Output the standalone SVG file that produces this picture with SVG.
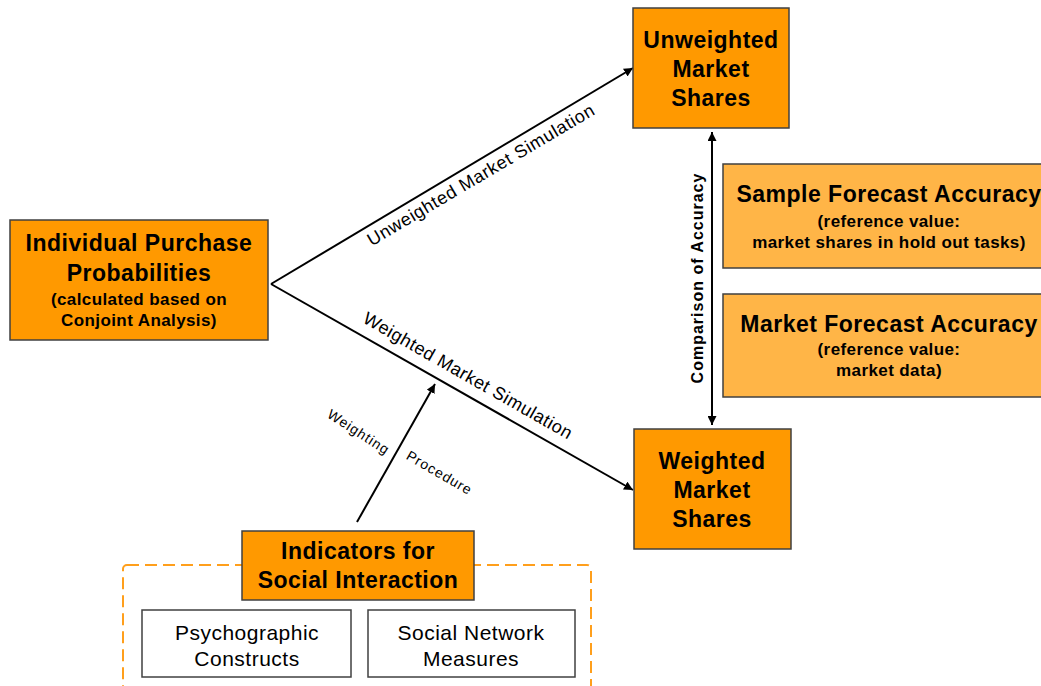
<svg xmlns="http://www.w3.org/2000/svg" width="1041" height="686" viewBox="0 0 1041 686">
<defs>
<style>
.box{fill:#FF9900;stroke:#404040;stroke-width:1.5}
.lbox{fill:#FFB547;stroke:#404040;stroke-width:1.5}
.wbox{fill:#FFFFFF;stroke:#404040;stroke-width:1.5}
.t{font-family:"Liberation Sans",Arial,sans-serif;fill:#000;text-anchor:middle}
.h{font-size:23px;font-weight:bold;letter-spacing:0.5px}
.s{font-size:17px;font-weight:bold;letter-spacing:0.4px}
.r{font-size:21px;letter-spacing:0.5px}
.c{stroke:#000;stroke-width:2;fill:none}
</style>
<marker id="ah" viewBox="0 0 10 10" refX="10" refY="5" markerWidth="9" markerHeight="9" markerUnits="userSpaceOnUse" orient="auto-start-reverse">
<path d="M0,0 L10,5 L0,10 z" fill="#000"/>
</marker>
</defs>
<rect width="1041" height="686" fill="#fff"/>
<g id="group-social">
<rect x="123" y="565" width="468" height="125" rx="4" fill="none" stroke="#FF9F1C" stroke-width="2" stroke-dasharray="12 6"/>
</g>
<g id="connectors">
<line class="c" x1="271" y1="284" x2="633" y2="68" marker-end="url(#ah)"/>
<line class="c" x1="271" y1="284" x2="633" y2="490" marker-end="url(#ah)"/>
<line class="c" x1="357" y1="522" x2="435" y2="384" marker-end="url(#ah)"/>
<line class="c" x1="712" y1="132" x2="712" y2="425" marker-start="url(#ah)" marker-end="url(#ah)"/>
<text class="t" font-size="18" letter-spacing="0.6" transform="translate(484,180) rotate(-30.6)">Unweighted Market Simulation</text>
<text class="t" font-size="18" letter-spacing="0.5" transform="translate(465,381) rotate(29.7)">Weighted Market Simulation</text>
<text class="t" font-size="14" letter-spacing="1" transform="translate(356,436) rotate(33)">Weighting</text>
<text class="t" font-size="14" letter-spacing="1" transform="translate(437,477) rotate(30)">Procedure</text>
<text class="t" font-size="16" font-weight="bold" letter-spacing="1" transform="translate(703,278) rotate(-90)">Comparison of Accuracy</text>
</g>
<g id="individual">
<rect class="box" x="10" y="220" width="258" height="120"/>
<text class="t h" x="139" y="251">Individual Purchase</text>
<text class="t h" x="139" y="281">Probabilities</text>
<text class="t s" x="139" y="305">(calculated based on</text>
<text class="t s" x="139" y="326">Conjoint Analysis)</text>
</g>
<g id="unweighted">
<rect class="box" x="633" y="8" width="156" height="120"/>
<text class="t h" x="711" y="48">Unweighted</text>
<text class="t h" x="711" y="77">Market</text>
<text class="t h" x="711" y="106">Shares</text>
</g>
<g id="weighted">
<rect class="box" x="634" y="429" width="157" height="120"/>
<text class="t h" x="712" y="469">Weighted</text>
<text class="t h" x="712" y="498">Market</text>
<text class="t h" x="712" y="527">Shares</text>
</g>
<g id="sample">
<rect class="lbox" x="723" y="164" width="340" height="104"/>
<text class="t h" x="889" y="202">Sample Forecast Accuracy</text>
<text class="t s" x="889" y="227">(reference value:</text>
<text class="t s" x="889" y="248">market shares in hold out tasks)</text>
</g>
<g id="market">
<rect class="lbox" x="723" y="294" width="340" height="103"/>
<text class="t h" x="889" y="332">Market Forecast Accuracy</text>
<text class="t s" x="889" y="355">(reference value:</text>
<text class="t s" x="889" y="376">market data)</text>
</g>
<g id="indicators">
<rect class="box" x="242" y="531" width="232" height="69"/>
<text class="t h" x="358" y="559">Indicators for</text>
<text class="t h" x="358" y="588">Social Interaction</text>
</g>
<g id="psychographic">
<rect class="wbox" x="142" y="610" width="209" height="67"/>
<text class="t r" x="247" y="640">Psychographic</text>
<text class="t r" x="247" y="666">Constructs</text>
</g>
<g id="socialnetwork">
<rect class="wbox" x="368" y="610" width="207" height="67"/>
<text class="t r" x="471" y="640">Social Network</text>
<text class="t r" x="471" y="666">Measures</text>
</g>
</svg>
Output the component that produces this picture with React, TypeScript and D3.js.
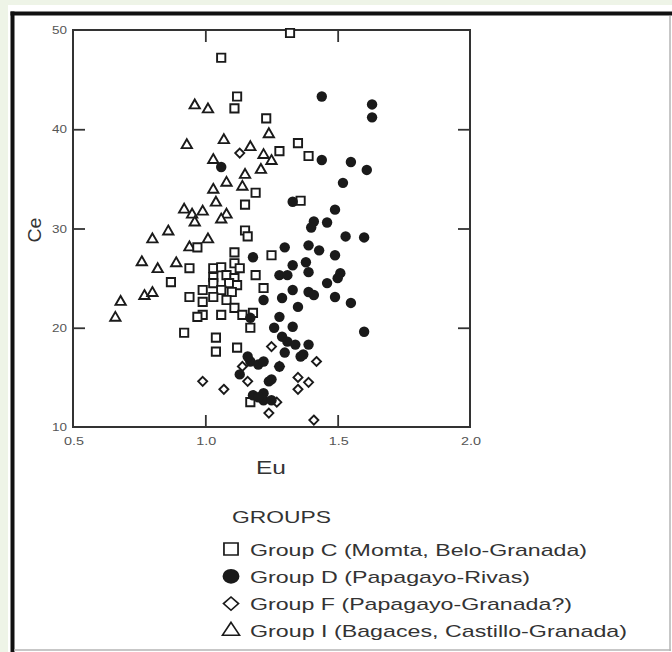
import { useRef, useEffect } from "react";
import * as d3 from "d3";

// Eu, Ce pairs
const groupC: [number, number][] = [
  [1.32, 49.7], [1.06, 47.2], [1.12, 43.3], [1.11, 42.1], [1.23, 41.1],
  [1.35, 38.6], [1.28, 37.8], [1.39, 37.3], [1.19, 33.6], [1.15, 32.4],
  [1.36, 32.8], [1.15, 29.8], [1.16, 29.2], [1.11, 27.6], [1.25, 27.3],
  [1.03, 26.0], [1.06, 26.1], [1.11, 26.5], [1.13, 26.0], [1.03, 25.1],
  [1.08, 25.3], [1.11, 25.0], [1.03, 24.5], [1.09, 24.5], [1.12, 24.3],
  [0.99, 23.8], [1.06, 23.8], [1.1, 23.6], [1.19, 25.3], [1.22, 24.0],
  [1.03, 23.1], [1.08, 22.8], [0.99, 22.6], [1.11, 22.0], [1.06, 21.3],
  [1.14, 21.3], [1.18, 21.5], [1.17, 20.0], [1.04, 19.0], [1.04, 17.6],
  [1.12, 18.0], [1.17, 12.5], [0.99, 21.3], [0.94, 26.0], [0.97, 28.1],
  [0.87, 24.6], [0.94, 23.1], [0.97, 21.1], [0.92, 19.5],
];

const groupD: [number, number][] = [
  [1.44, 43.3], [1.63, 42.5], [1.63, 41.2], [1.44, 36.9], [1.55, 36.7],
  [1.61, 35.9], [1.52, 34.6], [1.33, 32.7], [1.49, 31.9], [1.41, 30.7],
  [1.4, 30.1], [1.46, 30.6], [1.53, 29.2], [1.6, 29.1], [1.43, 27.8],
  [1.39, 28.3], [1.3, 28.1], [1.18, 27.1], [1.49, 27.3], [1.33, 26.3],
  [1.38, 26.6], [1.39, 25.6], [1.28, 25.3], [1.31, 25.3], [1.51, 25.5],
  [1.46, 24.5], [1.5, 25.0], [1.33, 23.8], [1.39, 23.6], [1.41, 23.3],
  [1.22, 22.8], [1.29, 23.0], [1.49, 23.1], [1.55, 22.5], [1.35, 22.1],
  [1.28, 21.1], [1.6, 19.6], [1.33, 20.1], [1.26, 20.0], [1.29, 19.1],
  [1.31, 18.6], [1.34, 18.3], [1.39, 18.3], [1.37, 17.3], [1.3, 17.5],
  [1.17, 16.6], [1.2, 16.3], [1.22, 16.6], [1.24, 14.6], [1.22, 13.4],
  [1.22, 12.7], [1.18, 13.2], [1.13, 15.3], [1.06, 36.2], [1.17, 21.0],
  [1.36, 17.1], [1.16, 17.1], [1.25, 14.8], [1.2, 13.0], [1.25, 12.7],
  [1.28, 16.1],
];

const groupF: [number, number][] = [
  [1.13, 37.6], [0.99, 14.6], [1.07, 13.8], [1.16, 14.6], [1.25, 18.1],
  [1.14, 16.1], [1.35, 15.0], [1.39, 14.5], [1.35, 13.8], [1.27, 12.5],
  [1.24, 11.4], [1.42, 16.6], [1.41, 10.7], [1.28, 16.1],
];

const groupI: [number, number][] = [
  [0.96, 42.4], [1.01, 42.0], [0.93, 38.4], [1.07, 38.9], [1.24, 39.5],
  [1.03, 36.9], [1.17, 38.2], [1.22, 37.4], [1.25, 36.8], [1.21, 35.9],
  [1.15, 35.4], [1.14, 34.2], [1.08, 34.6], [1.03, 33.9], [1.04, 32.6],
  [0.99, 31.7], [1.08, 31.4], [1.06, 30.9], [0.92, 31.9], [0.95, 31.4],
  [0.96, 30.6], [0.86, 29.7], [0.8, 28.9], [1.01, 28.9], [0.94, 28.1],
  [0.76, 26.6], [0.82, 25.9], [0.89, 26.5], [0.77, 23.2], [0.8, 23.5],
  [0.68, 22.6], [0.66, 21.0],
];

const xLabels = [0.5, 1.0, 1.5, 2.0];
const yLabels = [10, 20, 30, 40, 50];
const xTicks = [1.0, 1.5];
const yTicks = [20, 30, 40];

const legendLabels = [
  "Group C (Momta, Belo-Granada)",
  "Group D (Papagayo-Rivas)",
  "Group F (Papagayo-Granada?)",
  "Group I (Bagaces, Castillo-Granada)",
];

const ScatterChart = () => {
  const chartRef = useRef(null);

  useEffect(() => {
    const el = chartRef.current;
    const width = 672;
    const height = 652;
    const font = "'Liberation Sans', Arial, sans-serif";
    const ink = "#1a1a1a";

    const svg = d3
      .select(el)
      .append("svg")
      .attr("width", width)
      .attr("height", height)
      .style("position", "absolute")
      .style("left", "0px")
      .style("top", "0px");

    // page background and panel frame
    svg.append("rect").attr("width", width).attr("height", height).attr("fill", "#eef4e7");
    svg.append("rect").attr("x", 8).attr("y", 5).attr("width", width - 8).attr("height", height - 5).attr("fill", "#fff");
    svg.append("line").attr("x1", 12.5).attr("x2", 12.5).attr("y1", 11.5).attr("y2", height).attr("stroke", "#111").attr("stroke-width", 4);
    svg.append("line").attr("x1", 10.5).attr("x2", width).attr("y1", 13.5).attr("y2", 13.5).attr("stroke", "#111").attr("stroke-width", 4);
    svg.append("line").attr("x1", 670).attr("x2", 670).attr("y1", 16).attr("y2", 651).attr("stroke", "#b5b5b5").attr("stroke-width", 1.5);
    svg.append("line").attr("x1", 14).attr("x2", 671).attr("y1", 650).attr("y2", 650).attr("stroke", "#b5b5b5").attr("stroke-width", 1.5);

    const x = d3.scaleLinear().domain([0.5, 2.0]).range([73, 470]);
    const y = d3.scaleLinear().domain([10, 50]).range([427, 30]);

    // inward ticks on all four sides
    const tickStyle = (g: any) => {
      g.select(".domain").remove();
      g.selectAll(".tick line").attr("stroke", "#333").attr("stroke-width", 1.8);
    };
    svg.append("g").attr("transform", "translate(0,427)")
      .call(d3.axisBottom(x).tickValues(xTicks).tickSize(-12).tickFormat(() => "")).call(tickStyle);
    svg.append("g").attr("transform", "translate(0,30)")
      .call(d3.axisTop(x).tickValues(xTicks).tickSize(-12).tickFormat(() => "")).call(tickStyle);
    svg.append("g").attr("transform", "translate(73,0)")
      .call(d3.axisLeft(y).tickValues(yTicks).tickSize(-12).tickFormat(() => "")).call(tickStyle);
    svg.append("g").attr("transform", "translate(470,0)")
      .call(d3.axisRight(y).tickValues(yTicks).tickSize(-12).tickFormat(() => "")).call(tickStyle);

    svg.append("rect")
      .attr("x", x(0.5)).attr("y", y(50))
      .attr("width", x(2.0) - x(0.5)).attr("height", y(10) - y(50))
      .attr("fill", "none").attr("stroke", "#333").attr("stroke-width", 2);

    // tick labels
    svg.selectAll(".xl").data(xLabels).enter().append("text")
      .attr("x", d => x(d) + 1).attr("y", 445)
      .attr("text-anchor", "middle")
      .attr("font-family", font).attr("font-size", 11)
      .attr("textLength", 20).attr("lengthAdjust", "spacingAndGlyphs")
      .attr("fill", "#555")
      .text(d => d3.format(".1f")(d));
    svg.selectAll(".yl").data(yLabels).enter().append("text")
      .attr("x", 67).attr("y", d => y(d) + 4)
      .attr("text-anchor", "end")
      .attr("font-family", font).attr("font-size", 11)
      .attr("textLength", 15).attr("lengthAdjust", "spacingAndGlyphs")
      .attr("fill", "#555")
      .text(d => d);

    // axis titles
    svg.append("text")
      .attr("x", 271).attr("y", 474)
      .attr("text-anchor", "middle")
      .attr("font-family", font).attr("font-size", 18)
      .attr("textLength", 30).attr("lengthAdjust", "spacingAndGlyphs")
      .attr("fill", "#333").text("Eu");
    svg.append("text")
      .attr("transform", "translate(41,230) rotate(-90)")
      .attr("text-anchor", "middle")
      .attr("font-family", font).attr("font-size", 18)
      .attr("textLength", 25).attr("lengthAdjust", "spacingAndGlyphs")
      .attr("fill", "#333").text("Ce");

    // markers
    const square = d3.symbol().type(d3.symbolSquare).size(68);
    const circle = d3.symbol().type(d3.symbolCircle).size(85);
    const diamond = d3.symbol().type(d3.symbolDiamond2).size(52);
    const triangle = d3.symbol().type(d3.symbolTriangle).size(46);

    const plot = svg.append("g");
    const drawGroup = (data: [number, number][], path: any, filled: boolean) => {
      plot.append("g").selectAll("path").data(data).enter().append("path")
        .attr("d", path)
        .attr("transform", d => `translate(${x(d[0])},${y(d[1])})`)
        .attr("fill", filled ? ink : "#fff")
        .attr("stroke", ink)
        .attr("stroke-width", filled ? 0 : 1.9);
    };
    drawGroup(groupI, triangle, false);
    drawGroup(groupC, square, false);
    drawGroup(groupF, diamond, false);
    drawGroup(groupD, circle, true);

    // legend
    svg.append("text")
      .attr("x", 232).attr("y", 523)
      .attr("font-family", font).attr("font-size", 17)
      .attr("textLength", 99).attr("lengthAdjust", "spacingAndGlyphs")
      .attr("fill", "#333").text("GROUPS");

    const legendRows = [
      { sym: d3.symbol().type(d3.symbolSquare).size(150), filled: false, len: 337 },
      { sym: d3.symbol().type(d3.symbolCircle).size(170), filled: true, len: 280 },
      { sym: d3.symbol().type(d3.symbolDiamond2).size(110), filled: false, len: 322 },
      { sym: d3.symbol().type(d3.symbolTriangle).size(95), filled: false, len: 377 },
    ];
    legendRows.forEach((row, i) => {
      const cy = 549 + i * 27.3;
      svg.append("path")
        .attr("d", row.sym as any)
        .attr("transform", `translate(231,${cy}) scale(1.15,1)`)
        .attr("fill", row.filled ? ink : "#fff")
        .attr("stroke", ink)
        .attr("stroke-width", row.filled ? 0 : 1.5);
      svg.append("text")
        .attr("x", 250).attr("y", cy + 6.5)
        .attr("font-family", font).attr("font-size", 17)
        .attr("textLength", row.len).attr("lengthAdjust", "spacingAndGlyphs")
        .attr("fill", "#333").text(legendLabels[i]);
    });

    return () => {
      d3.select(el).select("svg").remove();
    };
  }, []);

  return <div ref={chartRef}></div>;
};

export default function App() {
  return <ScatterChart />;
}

============

Above are the records; copy exactly the lines from the one with "Output the component" through the one with "import * as", including both, and nothing more. Leave out pictures.

Output the component that produces this picture with React, TypeScript and D3.js.
import { useRef, useEffect } from "react";
import * as d3 from "d3";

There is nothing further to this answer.